What you have to do: Among the lines of data below, reproduce only those from the one with "Generate a Python" through the one with "import plotly.graph_objects as go", exactly as they stand, both ends included.

Record excerpts:
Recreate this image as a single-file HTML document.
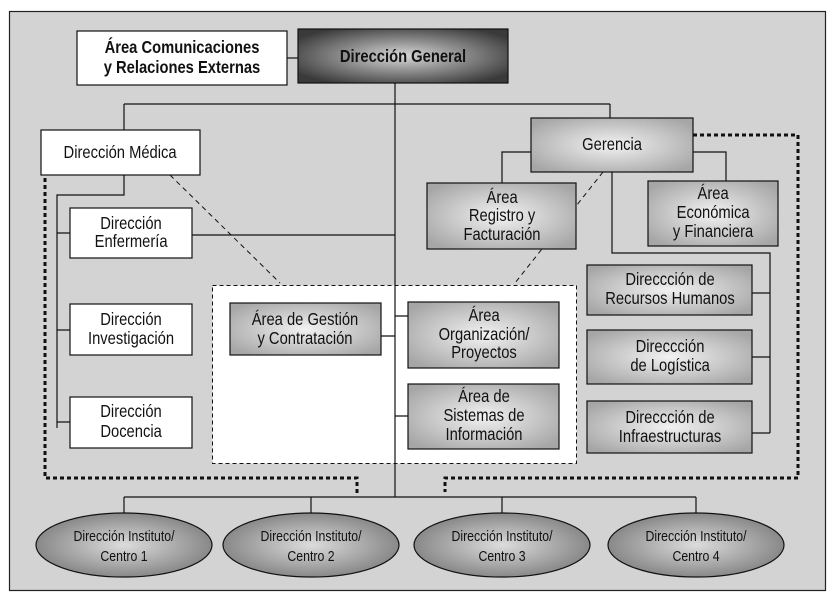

--

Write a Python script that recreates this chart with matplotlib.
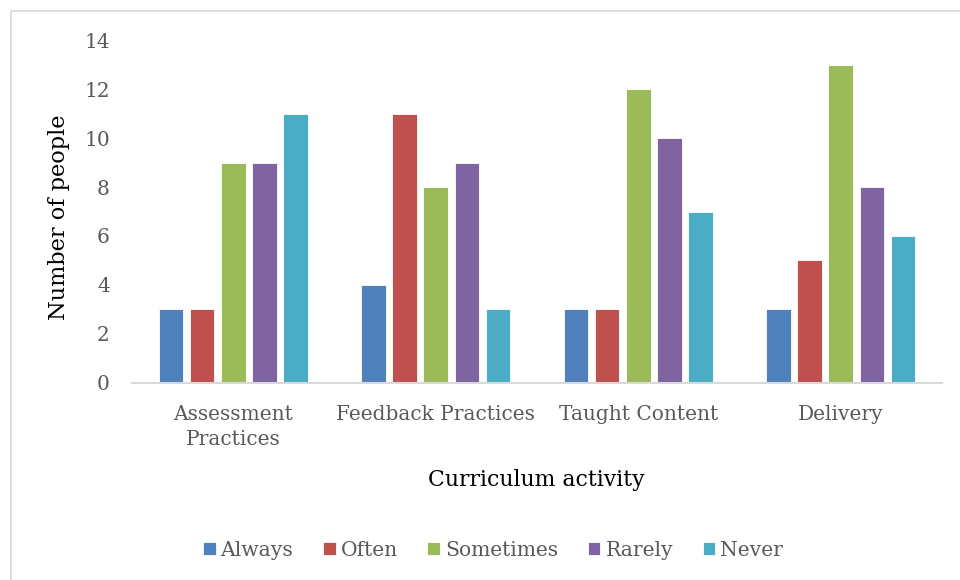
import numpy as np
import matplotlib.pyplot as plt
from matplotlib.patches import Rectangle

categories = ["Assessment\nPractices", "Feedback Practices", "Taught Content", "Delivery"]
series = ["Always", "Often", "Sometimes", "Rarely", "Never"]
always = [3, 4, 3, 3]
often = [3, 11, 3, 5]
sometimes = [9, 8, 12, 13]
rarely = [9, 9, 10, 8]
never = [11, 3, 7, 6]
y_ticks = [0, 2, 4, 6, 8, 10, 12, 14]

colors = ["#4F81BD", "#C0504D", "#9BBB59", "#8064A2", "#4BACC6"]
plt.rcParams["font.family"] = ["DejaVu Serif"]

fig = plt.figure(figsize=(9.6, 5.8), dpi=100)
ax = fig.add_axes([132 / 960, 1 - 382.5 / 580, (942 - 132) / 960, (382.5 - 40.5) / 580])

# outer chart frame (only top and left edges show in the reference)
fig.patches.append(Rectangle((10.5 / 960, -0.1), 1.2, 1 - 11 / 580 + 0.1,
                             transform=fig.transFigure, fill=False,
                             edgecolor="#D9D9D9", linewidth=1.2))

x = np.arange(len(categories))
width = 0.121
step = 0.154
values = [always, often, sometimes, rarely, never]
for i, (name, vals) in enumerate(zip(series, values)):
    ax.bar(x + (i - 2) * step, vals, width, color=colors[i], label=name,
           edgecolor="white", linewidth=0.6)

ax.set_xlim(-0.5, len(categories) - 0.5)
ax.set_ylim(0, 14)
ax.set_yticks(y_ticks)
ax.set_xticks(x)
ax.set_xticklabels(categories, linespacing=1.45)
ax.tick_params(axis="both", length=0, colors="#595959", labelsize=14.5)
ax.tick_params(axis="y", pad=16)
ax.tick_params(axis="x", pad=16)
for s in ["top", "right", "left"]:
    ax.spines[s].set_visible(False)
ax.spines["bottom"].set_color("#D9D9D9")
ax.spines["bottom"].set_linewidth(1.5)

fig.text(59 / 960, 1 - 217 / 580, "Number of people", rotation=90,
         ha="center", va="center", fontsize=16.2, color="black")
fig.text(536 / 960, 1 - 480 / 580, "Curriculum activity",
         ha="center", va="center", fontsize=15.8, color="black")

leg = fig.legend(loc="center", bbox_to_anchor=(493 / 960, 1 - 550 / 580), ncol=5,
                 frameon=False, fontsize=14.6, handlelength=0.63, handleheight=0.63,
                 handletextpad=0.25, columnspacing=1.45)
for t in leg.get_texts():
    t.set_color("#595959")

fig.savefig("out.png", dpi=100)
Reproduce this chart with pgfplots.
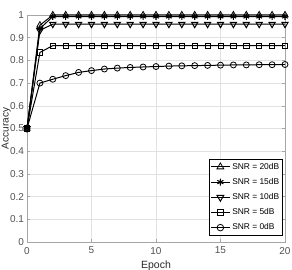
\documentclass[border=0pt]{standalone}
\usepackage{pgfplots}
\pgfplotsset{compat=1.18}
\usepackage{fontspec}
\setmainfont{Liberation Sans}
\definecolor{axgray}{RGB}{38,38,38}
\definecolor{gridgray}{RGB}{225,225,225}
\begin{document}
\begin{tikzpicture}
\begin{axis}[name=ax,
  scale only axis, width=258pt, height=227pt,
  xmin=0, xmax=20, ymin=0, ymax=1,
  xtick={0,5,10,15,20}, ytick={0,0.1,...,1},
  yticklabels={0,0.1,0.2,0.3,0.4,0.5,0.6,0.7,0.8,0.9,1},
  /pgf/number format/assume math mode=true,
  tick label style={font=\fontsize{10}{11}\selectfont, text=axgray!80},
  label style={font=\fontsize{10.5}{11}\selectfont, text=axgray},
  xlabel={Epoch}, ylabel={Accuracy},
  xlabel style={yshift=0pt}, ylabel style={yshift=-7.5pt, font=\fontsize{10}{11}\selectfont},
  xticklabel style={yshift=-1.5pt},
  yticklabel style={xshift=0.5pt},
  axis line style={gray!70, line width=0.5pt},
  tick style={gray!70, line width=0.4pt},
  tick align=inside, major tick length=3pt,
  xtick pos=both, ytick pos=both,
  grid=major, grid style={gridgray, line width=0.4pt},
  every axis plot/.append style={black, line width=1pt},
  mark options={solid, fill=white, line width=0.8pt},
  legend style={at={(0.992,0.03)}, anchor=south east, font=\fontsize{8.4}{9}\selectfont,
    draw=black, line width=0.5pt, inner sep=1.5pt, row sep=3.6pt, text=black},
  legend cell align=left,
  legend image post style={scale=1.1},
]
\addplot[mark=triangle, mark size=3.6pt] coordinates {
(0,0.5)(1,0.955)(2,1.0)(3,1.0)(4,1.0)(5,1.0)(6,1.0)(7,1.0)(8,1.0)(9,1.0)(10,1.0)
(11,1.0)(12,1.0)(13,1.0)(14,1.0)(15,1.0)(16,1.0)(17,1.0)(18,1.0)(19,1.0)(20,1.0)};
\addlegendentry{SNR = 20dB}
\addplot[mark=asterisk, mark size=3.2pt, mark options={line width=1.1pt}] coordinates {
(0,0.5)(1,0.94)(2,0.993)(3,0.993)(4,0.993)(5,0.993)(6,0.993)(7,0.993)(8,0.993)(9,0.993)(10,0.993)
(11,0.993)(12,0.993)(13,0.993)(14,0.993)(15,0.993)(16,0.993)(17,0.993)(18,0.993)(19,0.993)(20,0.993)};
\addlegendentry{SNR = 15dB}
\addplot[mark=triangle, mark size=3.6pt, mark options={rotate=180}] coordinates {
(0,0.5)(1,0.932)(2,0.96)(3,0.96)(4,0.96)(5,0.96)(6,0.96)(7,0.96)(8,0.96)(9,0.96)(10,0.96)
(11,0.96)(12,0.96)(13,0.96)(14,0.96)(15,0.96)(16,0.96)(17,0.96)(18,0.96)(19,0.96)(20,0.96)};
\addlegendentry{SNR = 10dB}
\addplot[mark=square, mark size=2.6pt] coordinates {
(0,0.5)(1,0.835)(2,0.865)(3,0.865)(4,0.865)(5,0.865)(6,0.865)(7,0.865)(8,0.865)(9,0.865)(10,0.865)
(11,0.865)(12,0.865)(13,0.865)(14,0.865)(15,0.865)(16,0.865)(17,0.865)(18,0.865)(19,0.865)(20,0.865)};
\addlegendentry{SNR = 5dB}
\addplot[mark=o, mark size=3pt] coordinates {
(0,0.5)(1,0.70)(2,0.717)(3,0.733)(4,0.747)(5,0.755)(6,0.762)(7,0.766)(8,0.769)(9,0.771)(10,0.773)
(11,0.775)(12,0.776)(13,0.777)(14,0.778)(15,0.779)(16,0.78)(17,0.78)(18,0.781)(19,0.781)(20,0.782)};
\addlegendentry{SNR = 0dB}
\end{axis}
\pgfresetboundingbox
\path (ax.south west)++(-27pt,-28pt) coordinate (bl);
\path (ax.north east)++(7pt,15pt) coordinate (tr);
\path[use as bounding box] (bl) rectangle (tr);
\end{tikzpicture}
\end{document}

* * *

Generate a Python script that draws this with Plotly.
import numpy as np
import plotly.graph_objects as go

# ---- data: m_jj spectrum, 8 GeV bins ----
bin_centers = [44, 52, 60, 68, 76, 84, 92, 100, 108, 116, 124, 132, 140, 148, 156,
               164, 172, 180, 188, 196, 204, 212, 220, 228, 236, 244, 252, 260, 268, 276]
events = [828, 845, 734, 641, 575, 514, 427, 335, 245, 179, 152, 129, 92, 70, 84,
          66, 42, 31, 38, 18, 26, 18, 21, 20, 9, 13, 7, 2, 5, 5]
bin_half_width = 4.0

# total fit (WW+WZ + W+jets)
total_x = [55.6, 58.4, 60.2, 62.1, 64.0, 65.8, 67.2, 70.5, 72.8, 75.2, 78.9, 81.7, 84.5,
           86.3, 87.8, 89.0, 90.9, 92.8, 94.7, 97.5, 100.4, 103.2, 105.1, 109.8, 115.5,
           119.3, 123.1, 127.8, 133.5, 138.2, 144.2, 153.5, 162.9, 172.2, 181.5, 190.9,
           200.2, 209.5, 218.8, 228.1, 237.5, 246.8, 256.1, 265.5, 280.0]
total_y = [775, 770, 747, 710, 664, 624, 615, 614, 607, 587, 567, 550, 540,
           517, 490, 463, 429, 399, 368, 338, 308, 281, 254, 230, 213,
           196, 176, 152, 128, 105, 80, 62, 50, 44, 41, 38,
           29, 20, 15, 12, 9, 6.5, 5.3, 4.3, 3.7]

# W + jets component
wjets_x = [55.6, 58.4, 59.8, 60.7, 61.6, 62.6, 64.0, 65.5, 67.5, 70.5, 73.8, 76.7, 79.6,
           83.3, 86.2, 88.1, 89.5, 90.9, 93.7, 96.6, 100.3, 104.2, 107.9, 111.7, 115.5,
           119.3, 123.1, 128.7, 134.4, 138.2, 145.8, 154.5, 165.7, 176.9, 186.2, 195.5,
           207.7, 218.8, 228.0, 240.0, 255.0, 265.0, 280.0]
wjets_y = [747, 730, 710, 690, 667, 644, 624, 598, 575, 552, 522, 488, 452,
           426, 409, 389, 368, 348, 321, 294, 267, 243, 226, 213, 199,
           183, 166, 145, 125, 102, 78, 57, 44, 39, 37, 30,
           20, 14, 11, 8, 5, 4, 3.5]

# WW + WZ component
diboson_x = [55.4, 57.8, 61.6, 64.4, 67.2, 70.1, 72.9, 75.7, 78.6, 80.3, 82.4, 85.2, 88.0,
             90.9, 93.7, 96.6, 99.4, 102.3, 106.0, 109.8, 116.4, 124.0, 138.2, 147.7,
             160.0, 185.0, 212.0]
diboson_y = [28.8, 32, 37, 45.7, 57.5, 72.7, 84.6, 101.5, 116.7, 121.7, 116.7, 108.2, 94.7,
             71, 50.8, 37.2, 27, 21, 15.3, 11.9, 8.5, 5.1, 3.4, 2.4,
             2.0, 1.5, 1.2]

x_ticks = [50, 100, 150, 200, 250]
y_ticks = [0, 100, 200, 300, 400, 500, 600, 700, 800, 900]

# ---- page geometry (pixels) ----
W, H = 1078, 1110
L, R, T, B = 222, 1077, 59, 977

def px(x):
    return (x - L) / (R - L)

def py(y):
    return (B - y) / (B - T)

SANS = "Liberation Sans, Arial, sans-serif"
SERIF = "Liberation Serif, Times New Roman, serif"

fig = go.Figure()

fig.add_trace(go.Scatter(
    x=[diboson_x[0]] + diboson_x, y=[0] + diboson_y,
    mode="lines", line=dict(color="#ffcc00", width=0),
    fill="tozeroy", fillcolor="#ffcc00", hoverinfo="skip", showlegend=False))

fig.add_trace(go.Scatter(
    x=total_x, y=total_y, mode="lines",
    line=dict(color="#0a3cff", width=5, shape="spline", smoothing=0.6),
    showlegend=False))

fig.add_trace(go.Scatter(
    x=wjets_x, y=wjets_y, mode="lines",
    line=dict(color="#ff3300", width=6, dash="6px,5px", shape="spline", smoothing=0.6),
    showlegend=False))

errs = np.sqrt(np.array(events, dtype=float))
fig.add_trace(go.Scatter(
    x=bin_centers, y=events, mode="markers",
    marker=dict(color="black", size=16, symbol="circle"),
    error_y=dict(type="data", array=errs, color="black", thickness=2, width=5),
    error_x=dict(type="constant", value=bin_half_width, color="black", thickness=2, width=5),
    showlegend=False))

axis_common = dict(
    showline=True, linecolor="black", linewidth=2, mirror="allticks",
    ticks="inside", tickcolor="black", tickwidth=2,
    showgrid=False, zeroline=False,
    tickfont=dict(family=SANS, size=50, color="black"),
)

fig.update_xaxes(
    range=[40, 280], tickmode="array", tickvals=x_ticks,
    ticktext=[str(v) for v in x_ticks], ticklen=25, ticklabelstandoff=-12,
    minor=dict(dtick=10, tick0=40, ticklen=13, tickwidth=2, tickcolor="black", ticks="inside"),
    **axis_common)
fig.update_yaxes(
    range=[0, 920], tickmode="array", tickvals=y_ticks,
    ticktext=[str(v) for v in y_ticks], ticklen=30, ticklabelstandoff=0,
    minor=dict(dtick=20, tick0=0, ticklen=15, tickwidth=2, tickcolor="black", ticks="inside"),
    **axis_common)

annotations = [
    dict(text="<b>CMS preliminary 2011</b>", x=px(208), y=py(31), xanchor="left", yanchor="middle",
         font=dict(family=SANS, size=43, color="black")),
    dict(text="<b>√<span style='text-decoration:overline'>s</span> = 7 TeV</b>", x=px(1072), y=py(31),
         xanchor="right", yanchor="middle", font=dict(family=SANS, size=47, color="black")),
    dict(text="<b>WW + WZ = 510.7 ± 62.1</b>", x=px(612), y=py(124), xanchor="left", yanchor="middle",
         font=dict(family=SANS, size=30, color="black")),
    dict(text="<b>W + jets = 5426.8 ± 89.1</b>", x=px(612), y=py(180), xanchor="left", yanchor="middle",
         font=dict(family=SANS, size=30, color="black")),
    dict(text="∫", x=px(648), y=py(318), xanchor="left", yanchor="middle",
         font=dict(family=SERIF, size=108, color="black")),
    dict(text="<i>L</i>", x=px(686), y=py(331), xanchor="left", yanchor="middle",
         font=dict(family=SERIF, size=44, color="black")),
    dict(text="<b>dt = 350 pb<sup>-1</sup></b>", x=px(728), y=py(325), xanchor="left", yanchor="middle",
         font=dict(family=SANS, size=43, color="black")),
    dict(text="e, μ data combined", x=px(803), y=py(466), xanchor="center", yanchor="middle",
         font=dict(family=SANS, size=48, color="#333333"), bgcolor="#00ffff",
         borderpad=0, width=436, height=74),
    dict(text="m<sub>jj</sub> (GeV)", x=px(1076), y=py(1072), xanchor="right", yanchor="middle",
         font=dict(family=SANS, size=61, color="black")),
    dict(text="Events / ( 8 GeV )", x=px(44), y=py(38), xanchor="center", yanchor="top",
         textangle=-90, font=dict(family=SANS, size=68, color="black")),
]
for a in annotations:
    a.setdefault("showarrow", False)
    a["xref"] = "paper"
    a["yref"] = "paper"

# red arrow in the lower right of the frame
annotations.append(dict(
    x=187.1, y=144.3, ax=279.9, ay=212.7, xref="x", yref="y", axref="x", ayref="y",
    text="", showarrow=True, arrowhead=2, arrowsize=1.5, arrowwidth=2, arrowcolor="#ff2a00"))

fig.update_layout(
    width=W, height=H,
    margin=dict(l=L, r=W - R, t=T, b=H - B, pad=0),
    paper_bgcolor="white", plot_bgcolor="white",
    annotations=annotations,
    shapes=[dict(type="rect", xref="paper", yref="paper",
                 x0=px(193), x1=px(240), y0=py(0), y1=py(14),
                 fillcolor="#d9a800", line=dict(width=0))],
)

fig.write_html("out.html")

The result:
Generate a Python script that draws this with Plotly.
import numpy as np
import plotly.graph_objects as go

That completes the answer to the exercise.